Despite Sixth Circuit approval of existing execution protocol, Ohio Gov Mike DeWine signals his plans to delay another scheduled execution

Despite having many execution dates scheduled, Ohio has not completed an execution in more than a year because of concerning about lethal injection problem that prompted outgoing Gov John Kasich and new Gov Mike DeWine to keep pushing back executions dates. But after a Sixth Circuit ruling blessed the state's reliance on the drug midazolam in its execution protocol (details here), I had thought the Buckeye state might seek to restart its machinery of death. But this new local article, headlined "Gov. Mike DeWine says Ohio’s next scheduled execution will ‘probably’ be delayed," suggests the state will not likely go forward with an execution planned for December. Here are the details:

Gov. Mike DeWine indicated Friday that he will delay yet another upcoming Ohio execution, citing — as he has with past postponements — problems with finding lethal-injection drugs.  DeWine told reporters Friday that it’s “highly unlikely” that the execution of murderer James Galen Hanna will proceed as planned on Dec. 11. “That’s probably not going to happen,” the Greene County Republican said.

DeWine noted the state’s ongoing issues with finding a pharmaceutical company willing to sell drugs for use in executions. The governor repeated his concern that if companies find that Ohio used its drugs to put people to death, they will refuse to sell any of its drugs (not just the ones used in executions) to the state.  That would endanger the ability of thousands of Ohioans — such as Medicaid recipients, state troopers, and prison inmates — to get drugs through state programs. “We are in a very difficult situation,” DeWine said Friday.

The governor didn’t say how long he might delay the execution date for Hanna, a Warren County resident who fatally stabbed a cellmate with a paintbrush handle in 1997.  If Hanna’s execution date is pushed back, the next death-row inmate set to die is Kareem M. Jackson on Jan. 16, 2020.  Jackson was initially scheduled to be put to death in July, but earlier this year DeWine moved back the execution dates for Jackson and two other condemned inmates.

Late last month, the governor moved back the execution date of murderer Cleveland Jackson from Nov. 13 to Jan. 13, 2021 after the Ohio Supreme Court’s disciplinary arm filed a complaint alleging that his lawyers abandoned him.

Since taking office in January, DeWine has moved back a number of scheduled executions amid a years-long struggle by Ohio officials to find new lethal-injection drugs as European pharmaceutical companies have cut off further sales of previously used drugs on moral and legal grounds.

After the controversial execution of killer Dennis McGuire in January 2014, Ohio imposed a three-year moratorium on executions as it worked to find a new lethal-injection protocol — and suppliers willing to sell the state the drugs.
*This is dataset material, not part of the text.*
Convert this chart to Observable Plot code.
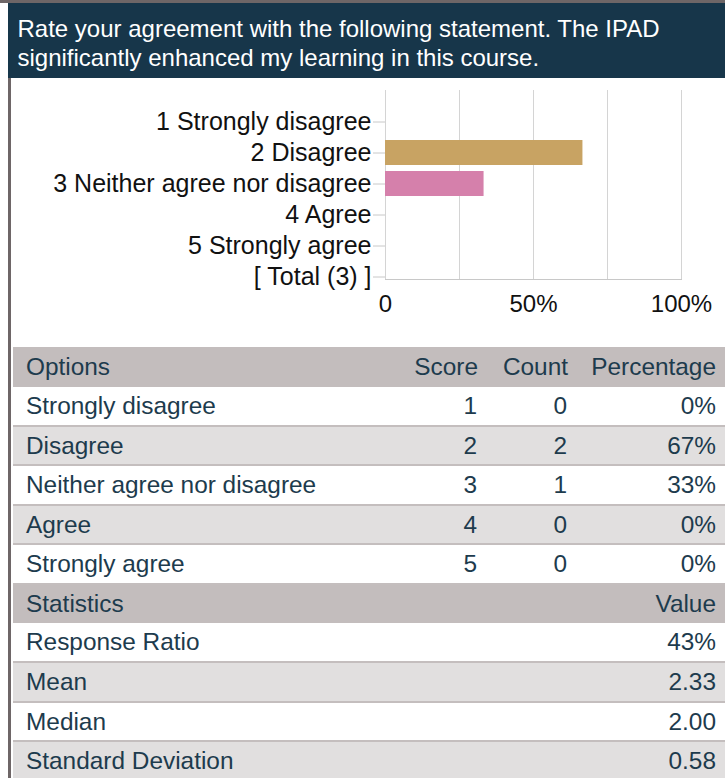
<!DOCTYPE html>
<html><head><meta charset="utf-8">
<script src="https://cdn.jsdelivr.net/npm/d3@7"></script>
<script src="https://cdn.jsdelivr.net/npm/@observablehq/plot@0.6"></script>
<style>
html,body{margin:0;padding:0;background:#fff;}
body{width:725px;height:778px;overflow:hidden;position:relative;font-family:"Liberation Sans",Arial,sans-serif;}
#topline{position:absolute;left:0;top:0;width:725px;height:3px;background:#6e6667;}
#leftline{position:absolute;left:8px;top:3px;width:3px;height:775px;background:#6e6667;}
#header{position:absolute;left:8px;top:3px;width:717px;height:75px;background:#17364a;color:#fff;font-size:24px;line-height:29px;box-sizing:border-box;padding:10.5px 0 0 9.5px;}
#chart{position:absolute;left:0;top:80px;}
#table{position:absolute;left:13px;top:347px;width:712px;color:#1d3b4d;font-size:24.4px;}
.row{position:relative;box-sizing:border-box;width:712px;}
.row span{position:absolute;top:0;white-space:nowrap;}
</style>
</head><body>
<div id="topline"></div>
<div id="leftline"></div>
<div id="header">Rate your agreement with the following statement. The IPAD significantly enhanced my learning in this course.</div>
<div id="chart"></div>
<div id="table"></div>
<script>
// ---- data ----
const categories = ["1 Strongly disagree", "2 Disagree", "3 Neither agree nor disagree", "4 Agree", "5 Strongly agree", "[ Total (3) ]"];
const barPercents = [0, 66.7, 33.3, 0, 0];
const barColors = ["#5b82b0", "#c8a363", "#d580ab", "#7aa56b", "#e08a4e"];
const xTicks = [0, 50, 100];
const xTickLabels = ["0", "50%", "100%"];
const gridTicks = [0, 25, 50, 75, 100];

const tableHeaders = ["Options", "Score", "Count", "Percentage"];
const optionLabels = ["Strongly disagree", "Disagree", "Neither agree nor disagree", "Agree", "Strongly agree"];
const scores = ["1", "2", "3", "4", "5"];
const counts = ["0", "2", "1", "0", "0"];
const pctLabels = ["0%", "67%", "33%", "0%", "0%"];
const statHeaders = ["Statistics", "Value"];
const statLabels = ["Response Ratio", "Mean", "Median", "Standard Deviation"];
const statValues = ["43%", "2.33", "2.00", "0.58"];

// ---- chart ----
const barData = barPercents.map((p, i) => ({category: categories[i], pct: p, color: barColors[i]}));
const font = '"Liberation Sans", Arial, sans-serif';
const chart = Plot.plot({
  width: 725,
  height: 240,
  marginTop: 10,
  marginBottom: 41,
  marginLeft: 385,
  marginRight: 44,
  style: {fontFamily: font, fontSize: "24px", color: "#222", background: "transparent"},
  x: {domain: [0, 100], axis: null},
  y: {domain: categories, range: [26.5, 212.5], paddingInner: 0.19, paddingOuter: 0.095, align: 0.5, axis: null},
  color: {type: "identity"},
  marks: [
    Plot.ruleX(gridTicks, {stroke: "#d4d4d4", strokeWidth: 1}),
    Plot.frame({anchor: "bottom", stroke: "#c8c8c8"}),
    Plot.barX(barData, {x: "pct", y: "category", fill: "color"}),
    Plot.axisY({tickSize: 12, tickPadding: 2, stroke: "#c8c8c8", fill: "#111", fontSize: 25, label: null}),
    Plot.axisX({ticks: xTicks, tickFormat: d => xTickLabels[xTicks.indexOf(d)], tickSize: 0, tickPadding: 15, fill: "#111", fontSize: 24, label: null})
  ]
});
document.getElementById("chart").appendChild(chart);

// ---- table ----
const table = d3.select("#table");
function addRow(h, bg, border, cells) {
  const r = table.append("div").attr("class", "row")
    .style("height", h + "px").style("line-height", (h - (border ? 2 : 0)) + "px")
    .style("background", bg)
    .style("border-bottom", border ? "2px solid #c4bebe" : "none");
  cells.forEach(c => {
    const s = r.append("span").text(c.text);
    if (c.left != null) s.style("left", c.left + "px");
    else s.style("right", c.right + "px");
  });
}
const colRight = [247, 157, 9];
addRow(40, "#c3bdbd", false, [
  {text: tableHeaders[0], left: 13},
  {text: tableHeaders[1], right: colRight[0]},
  {text: tableHeaders[2], right: colRight[1]},
  {text: tableHeaders[3], right: colRight[2]}
]);
optionLabels.forEach((o, i) => {
  addRow(39.6, i % 2 ? "#e1dfdf" : "#ffffff", true, [
    {text: o, left: 13},
    {text: scores[i], right: colRight[0] + 1},
    {text: counts[i], right: colRight[1] + 1},
    {text: pctLabels[i], right: colRight[2]}
  ]);
});
addRow(38, "#c3bdbd", false, [
  {text: statHeaders[0], left: 13},
  {text: statHeaders[1], right: colRight[2]}
]);
statLabels.forEach((s, i) => {
  addRow(i === 2 ? 39.5 : 40, i % 2 ? "#e1dfdf" : "#ffffff", true, [
    {text: s, left: 13},
    {text: statValues[i], right: colRight[2]}
  ]);
});
</script>
</body></html>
Since the moratorium was lifted in 2017, Ohio has executed three people using the current three-drug cocktail — all without complications or unexpected problems with the drugs. (The execution of a fourth condemned inmate, Alva Campbell, was postponed after several unsuccessful attempts to insert an IV. Campbell died in his cell a few months later).

However, last January, federal magistrate Judge Michael Merz ruled that the three drugs Ohio has used since last year for executions — midazolam (as a sedative), a paralytic drug, and potassium chloride (to stop the heart) — likely violate the U.S. Constitution’s Eighth Amendment guarantee against “cruel and unusual punishment.”  While an appeals court later overruled Merz’s conclusion, the ruling led DeWine to order state prisons officials to look at other lethal-injection drugs.  The governor has even suggested that state lawmakers consider abandoning the lethal-injection process altogether and pick another method of execution.

This story has me thinking of the old phrase "Where there's a will, there's a way." In this context, though, the parallel force seems to be in play. I sense many Ohio official really do not have much of a will to move forward with executions, and thus it seems they keep struggling to find a way to do so.